## Task input
_ _ _ _

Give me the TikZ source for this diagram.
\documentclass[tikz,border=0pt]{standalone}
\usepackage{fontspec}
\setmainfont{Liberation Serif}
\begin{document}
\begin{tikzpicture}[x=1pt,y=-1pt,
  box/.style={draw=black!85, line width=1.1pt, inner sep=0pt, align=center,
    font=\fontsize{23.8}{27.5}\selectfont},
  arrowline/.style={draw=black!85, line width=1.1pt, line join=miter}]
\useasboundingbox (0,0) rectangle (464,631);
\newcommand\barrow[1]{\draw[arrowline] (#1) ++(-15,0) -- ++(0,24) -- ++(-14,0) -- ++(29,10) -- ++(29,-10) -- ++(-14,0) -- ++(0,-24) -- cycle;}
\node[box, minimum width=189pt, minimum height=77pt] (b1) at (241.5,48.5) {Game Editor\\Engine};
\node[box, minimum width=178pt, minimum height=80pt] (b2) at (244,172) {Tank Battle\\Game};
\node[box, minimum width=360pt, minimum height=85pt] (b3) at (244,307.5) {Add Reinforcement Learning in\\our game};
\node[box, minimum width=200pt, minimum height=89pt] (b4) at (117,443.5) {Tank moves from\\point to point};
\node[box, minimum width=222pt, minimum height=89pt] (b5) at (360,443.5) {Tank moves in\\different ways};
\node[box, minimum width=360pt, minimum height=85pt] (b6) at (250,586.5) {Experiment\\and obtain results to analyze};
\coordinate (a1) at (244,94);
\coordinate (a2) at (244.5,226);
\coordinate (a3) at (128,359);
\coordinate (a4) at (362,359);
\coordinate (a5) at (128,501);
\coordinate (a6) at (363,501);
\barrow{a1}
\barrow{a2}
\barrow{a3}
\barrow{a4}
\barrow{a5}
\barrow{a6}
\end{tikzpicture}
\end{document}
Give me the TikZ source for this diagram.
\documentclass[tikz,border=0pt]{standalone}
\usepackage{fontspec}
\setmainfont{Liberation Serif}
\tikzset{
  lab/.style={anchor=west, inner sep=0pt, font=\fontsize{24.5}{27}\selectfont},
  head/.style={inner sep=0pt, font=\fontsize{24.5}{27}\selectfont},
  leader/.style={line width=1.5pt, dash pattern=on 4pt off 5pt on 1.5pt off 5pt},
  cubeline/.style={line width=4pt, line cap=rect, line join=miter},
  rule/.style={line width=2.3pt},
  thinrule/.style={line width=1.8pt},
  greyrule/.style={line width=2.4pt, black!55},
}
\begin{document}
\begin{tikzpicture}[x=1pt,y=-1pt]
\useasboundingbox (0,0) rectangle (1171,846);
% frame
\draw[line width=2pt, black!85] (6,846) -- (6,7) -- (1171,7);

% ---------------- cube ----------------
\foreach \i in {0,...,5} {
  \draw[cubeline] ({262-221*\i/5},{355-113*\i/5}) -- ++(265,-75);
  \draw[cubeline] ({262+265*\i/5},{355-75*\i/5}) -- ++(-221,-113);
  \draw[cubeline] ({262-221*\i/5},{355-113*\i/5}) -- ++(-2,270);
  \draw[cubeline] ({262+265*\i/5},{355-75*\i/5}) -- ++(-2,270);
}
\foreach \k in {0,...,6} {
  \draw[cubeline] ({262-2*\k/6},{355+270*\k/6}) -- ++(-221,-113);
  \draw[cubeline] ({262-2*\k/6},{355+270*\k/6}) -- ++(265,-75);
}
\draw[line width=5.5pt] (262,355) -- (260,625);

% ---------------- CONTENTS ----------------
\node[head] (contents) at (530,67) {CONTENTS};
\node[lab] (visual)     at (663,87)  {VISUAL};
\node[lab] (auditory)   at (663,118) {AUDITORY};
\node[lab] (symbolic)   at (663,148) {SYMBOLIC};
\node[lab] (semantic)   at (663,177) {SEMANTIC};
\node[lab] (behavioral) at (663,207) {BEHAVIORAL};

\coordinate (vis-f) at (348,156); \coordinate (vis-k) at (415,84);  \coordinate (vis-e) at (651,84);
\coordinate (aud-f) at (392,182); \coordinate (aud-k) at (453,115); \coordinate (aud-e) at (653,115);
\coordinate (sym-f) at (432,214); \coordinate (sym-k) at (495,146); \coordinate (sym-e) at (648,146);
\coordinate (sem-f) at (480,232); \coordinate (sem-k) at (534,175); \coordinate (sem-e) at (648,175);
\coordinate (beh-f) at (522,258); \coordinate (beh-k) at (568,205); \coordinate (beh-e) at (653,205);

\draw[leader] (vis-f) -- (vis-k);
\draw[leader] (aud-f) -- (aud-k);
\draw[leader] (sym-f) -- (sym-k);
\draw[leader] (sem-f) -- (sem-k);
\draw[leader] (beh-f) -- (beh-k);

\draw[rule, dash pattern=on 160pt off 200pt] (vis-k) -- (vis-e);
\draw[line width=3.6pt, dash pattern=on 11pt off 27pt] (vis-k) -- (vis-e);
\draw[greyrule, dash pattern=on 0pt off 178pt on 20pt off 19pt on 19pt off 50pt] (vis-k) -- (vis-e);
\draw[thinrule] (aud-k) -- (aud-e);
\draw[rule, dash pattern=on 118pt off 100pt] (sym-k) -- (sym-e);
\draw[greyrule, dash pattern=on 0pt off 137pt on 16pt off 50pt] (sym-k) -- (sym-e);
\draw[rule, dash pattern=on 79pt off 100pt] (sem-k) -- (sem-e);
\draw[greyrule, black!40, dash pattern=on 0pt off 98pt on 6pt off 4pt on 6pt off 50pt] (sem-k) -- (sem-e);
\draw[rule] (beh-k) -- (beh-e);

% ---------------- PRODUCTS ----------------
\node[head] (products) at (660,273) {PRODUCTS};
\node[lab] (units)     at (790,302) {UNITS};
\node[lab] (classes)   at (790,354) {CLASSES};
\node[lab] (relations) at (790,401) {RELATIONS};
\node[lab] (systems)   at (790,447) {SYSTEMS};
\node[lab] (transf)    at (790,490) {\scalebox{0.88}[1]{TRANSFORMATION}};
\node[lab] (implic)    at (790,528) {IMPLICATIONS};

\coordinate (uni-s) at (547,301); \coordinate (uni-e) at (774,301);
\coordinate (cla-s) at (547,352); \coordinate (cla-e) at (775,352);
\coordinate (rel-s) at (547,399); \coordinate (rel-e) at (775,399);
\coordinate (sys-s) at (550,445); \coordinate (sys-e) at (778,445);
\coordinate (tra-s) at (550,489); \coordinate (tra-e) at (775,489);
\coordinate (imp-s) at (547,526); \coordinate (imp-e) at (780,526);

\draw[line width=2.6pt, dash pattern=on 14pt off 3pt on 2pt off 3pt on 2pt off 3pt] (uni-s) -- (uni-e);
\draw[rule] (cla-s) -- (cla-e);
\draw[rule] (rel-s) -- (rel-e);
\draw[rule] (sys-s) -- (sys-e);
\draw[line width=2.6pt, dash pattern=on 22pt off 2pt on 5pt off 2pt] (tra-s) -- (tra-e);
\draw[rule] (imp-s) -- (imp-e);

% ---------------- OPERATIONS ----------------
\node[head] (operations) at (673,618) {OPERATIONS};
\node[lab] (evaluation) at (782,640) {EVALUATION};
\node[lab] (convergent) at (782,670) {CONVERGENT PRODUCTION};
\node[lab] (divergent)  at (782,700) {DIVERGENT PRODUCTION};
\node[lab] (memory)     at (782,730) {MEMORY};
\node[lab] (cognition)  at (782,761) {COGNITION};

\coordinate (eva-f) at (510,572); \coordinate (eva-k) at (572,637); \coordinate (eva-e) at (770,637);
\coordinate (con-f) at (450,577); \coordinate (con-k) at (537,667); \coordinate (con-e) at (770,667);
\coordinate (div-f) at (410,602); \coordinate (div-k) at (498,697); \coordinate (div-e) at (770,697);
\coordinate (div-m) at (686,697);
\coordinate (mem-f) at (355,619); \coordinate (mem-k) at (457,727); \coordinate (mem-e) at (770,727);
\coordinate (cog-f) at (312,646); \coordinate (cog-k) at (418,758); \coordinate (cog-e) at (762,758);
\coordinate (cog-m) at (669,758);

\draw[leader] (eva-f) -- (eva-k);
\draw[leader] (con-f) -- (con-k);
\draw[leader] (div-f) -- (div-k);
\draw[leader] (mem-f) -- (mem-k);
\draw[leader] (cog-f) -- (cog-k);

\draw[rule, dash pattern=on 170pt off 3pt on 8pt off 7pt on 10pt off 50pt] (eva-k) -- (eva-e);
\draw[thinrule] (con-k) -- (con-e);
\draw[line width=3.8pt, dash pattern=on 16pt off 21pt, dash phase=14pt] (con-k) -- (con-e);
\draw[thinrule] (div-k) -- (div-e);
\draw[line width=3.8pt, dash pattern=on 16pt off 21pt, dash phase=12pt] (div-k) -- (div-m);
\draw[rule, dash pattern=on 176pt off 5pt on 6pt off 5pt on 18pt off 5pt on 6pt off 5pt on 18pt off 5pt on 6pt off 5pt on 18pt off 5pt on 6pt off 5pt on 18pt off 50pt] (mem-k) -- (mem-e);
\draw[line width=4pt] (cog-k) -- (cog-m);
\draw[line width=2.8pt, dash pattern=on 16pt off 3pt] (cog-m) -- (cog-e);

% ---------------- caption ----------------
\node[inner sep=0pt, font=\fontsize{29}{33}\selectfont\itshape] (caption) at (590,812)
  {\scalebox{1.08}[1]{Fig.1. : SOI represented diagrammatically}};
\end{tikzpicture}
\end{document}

_ _ _ _

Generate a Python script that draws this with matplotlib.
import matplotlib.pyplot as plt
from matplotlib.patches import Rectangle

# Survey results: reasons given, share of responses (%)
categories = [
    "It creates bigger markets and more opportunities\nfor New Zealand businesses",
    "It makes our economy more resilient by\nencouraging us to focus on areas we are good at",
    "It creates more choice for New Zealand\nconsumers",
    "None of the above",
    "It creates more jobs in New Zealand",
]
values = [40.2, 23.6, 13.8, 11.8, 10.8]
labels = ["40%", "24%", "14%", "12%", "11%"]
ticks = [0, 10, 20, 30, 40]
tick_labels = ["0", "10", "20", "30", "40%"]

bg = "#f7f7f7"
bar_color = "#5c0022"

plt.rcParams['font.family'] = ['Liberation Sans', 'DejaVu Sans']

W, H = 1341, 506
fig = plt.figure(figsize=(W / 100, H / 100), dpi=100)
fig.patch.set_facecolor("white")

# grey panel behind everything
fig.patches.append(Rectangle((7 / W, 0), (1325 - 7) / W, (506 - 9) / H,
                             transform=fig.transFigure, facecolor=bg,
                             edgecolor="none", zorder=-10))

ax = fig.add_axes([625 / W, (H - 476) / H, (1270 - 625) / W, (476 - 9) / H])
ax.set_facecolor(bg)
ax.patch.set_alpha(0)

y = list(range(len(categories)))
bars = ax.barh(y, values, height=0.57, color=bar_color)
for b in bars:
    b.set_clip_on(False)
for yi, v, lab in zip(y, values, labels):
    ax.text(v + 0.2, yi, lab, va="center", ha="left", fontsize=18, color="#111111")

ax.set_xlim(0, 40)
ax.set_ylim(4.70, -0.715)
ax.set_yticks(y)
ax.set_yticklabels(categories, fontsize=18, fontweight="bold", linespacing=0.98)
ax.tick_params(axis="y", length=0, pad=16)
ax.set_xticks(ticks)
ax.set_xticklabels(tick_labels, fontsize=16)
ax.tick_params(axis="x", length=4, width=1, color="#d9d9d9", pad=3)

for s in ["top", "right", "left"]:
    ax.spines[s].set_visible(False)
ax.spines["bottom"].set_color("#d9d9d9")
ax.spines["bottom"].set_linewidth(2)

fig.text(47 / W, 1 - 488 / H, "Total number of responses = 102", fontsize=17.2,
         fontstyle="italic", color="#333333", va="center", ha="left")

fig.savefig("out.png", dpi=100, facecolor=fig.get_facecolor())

_ _ _ _

## Set exercise
Reproduce, without alteration, solely the lines beginning at the line that includes "Generate a Python" and ending at the line that includes "from matplotlib.patches import Rectangle", both lines included.

## The solution
Generate a Python script that draws this with matplotlib.
import matplotlib.pyplot as plt
from matplotlib.patches import Rectangle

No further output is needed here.